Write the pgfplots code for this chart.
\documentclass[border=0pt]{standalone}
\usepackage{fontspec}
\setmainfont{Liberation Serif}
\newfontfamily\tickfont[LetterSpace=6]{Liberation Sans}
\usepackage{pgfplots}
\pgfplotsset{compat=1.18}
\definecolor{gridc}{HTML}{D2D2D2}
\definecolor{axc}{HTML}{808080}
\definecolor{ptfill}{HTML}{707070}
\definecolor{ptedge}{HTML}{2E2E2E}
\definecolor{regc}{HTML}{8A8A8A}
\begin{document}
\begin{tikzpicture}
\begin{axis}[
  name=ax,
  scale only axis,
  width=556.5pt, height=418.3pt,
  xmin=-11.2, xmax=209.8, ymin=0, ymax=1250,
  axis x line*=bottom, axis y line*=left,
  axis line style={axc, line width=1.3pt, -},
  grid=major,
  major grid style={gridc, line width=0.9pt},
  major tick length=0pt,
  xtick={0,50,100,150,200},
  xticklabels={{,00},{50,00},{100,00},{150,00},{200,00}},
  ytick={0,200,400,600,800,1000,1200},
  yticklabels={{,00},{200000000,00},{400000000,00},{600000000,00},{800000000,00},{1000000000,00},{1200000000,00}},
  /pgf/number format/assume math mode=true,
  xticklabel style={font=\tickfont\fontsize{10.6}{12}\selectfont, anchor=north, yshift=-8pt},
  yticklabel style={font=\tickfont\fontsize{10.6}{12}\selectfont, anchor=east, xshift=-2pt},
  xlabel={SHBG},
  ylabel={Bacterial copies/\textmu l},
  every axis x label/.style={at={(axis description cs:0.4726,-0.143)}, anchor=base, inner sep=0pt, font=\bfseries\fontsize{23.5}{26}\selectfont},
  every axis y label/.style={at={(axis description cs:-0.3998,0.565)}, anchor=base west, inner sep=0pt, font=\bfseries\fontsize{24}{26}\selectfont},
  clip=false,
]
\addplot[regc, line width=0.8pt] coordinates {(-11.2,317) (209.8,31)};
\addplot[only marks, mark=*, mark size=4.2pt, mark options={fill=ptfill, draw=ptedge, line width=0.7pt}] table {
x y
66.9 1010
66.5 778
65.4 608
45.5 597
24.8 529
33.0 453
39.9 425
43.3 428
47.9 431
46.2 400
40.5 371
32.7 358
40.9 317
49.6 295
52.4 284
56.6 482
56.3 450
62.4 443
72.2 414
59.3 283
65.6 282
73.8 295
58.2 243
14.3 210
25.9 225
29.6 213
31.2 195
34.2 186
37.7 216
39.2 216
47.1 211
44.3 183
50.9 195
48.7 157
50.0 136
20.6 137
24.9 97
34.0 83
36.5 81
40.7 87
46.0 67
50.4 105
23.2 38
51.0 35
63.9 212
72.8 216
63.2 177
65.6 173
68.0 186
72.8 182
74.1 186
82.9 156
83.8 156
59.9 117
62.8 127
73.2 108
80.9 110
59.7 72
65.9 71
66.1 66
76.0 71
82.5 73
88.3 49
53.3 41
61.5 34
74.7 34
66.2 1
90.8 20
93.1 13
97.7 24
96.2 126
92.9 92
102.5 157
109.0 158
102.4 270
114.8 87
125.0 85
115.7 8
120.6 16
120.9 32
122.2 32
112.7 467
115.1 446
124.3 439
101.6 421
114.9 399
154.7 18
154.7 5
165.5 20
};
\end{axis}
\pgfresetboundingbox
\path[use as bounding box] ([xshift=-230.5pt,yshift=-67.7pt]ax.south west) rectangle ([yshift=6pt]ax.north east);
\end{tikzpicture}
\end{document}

==========

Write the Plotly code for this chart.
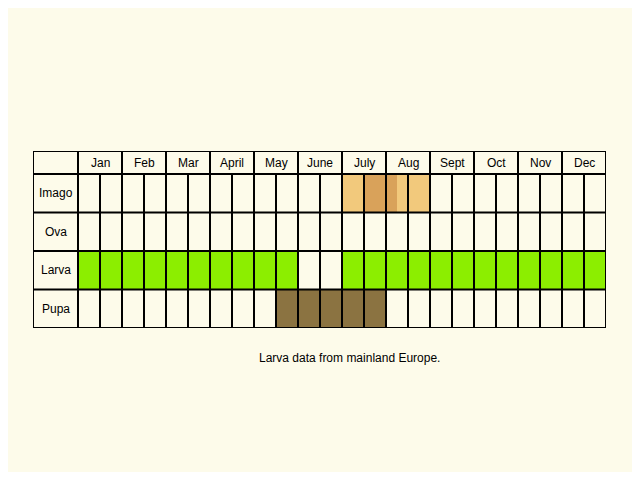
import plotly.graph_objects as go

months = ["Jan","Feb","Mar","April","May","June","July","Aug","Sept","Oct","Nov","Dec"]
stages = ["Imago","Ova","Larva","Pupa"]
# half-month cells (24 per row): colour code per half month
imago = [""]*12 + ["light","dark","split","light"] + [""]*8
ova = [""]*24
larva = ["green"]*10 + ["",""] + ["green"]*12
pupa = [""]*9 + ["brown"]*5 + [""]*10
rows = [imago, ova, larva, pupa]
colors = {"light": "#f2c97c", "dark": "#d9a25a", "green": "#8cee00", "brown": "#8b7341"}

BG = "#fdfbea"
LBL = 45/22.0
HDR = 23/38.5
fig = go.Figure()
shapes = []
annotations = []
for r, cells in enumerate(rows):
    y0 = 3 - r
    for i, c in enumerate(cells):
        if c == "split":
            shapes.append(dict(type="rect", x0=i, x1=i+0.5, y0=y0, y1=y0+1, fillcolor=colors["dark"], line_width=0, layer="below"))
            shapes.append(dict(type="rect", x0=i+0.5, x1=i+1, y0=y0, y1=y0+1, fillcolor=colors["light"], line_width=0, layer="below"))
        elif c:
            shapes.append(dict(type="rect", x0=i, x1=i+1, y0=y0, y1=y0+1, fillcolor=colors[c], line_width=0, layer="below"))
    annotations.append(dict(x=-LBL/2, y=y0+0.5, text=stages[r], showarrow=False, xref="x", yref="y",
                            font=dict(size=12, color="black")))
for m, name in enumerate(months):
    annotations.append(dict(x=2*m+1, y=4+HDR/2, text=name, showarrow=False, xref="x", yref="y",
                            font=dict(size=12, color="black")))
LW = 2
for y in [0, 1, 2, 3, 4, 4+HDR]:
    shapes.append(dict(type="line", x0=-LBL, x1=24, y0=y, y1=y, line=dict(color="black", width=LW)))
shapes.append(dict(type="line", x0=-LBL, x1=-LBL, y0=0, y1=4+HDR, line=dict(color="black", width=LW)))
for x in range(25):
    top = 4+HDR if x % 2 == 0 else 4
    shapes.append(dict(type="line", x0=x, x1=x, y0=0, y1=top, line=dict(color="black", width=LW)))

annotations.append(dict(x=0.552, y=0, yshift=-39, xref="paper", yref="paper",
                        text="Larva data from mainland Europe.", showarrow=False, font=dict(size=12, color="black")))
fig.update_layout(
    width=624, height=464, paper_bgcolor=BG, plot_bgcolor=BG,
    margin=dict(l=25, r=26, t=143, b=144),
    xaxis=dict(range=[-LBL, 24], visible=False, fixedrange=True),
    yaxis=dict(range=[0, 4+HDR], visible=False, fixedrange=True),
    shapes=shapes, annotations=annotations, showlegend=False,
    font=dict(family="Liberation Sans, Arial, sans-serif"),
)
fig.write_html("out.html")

==========

* **Challenge**:
Between the line with "Write the Plotly code for this chart." and the line with "import plotly.graph_objects as go", ends included, lies the span to copy exactly; copy nothing else and leave out the pictures.

* **Result for this task**:
Write the Plotly code for this chart.
import plotly.graph_objects as go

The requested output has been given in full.